6. The device of claim 5, wherein the positioning device further includes at least one angle adjusting device for finely adjusting an angular position of the heat dissipating substrates.

7. The device of claim 1, further comprising a positioning device for positioning the wavelength-based light combining device, the positioning device including at least one adjusting device for finely adjusting an orientation of the wavelength-based light combining device.

8. The device of claim 5, wherein the adjusting device includes sliding slots, gears, adjusting screws, set screws or springs.

9. The device of claim 1, wherein each LED array is disposed adjacent the corresponding lens array with an air gap less than 1.5 mm between each LED chip and the corresponding lens.

10. The devices of claim 1, further comprising a pattern plate carrying one or more patterns, wherein a selected pattern is aligned with the light output port.
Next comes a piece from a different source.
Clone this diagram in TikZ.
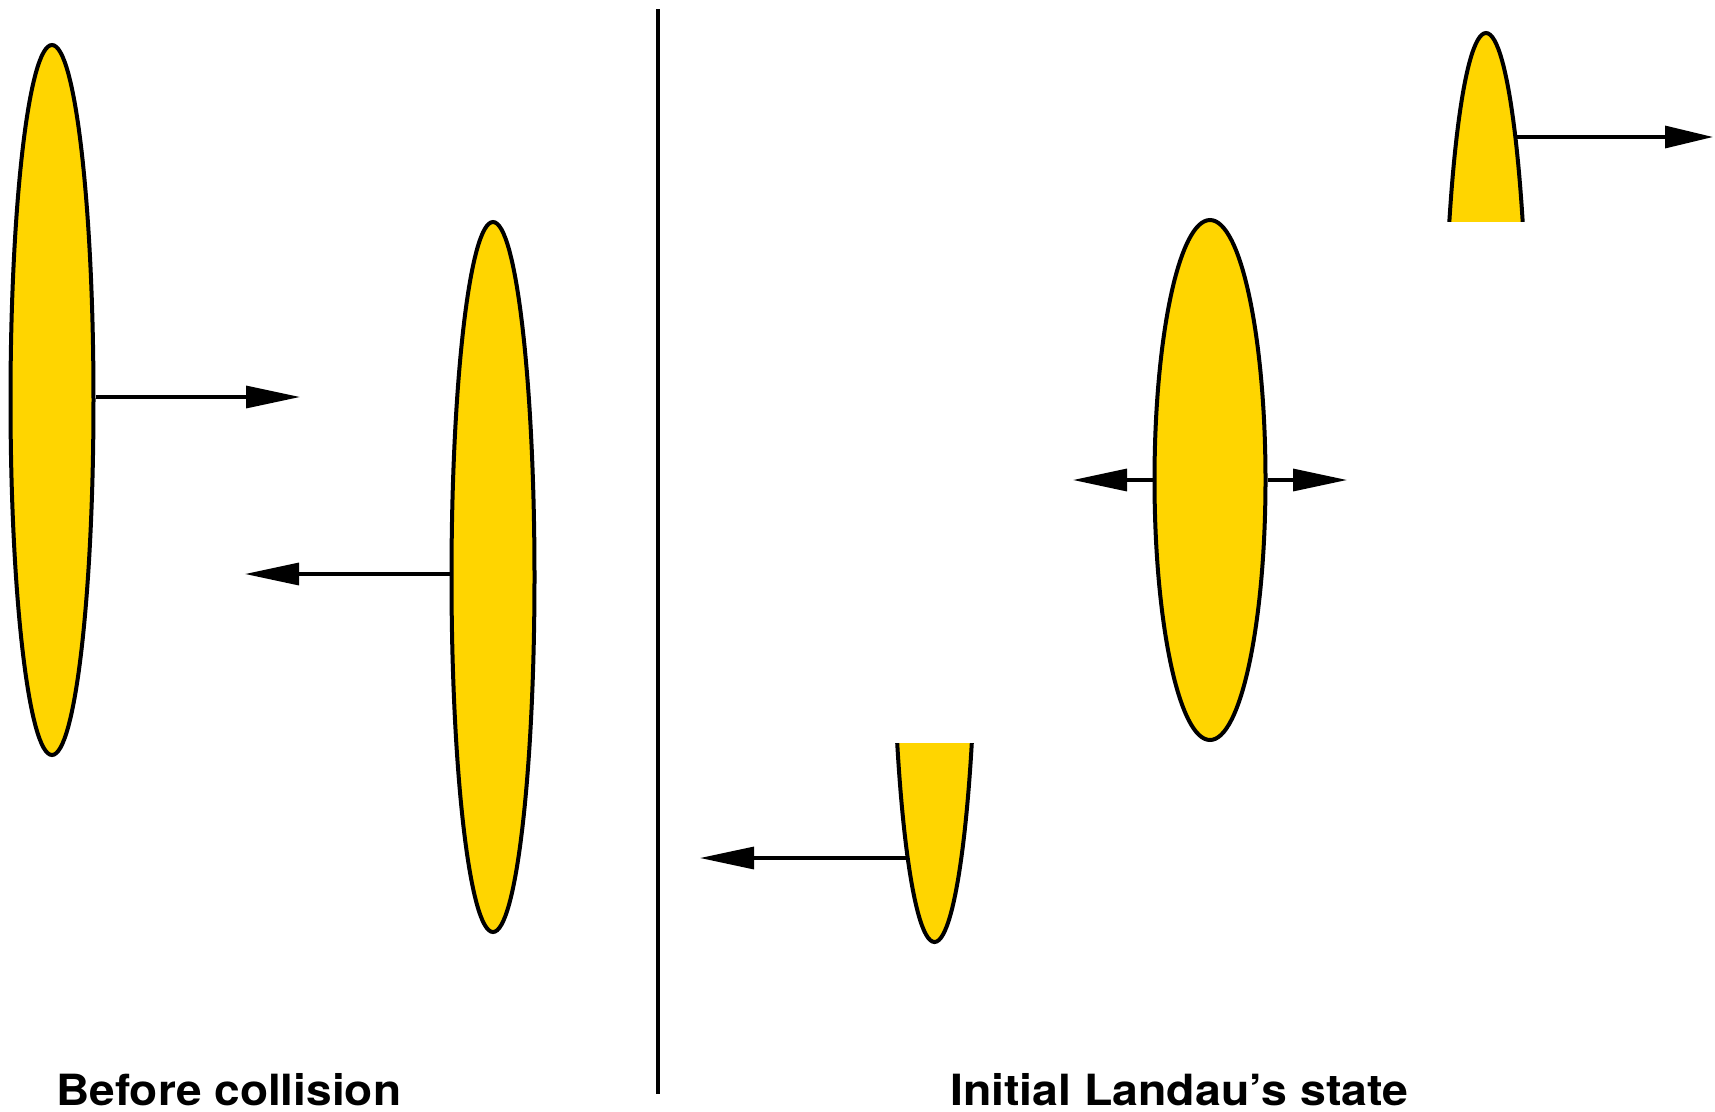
\documentclass[tikz,border=0pt]{standalone}
\usepackage{fontspec}
\setmainfont{TeX Gyre Heros}
\usetikzlibrary{shapes.geometric,arrows.meta}
\definecolor{blobyellow}{RGB}{255,213,0}
\tikzset{
  blob/.style={ellipse, draw=black, fill=blobyellow, line width=4pt, inner sep=0pt,
               minimum width=#1},
  blob/.default=83pt,
  movearrow/.style={line width=3.3pt, -{Triangle[length=54pt,width=22pt]}},
  caption/.style={anchor=base west, inner sep=0pt, font=\fontsize{43}{50}\selectfont\bfseries}
}
\begin{document}
\begin{tikzpicture}[x=1pt,y=-1pt]
\useasboundingbox (0,0) rectangle (1715,1111);
% left panel
\node[blob, minimum height=710pt] (e1) at (52,400) {};
\node[blob, minimum height=710pt] (e2) at (493,577) {};
\coordinate (t1) at (300,397);
\coordinate (t2) at (245,574);
\draw[movearrow] (e1.east |- t1) -- (t1);
\draw[movearrow] (e2.west |- t2) -- (t2);
% divider
\coordinate (d1) at (658,9);
\coordinate (d2) at (658,1094);
\draw[line width=3.2pt] (d1) -- (d2);
% right panel: central blob
\node[blob=111pt, minimum height=520pt] (e3) at (1210,480) {};
\coordinate (t3l) at (1073,480);
\coordinate (t3r) at (1347,480);
\draw[movearrow] (e3.west) -- (t3l);
\draw[movearrow] (e3.east) -- (t3r);
% top right partial blob
\begin{scope}
  \clip (1400,0) rectangle (1600,221);
  \node[blob, minimum height=710pt] (e4) at (1486,388) {};
\end{scope}
\coordinate (t4) at (1713,137);
\draw[line width=3.3pt, -{Triangle[length=48pt,width=22pt]}] (e4.83.3 |- t4) -- (t4);
% bottom partial blob
\begin{scope}
  \clip (850,743) rectangle (1020,1000);
  \node[blob, minimum height=710pt] (e5) at (934.5,587) {};
\end{scope}
\coordinate (t5) at (700,858);
\draw[movearrow] (e5.264.35 |- t5) -- (t5);
% captions
\node[caption] (c1) at (56,1105) {\scalebox{1.07}[1]{Before collision}};
\node[caption] (c2) at (950,1105) {\scalebox{1.08}[1]{Initial Landau’s state}};
\end{tikzpicture}
\end{document}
11. The device of claim 1, comprising three LED arrays and three corresponding lens arrays, wherein the wavelength-based light combining device is an X-shaped dichroic filter device having three light input ports, each light input port being aligned with one LED array and the corresponding lens array.

12. The device of claim 11, wherein the X-shaped dichroic filter device includes a dichroic prism set formed by four right-angle dichroic prisms adhered together with their right-angle edges against each other.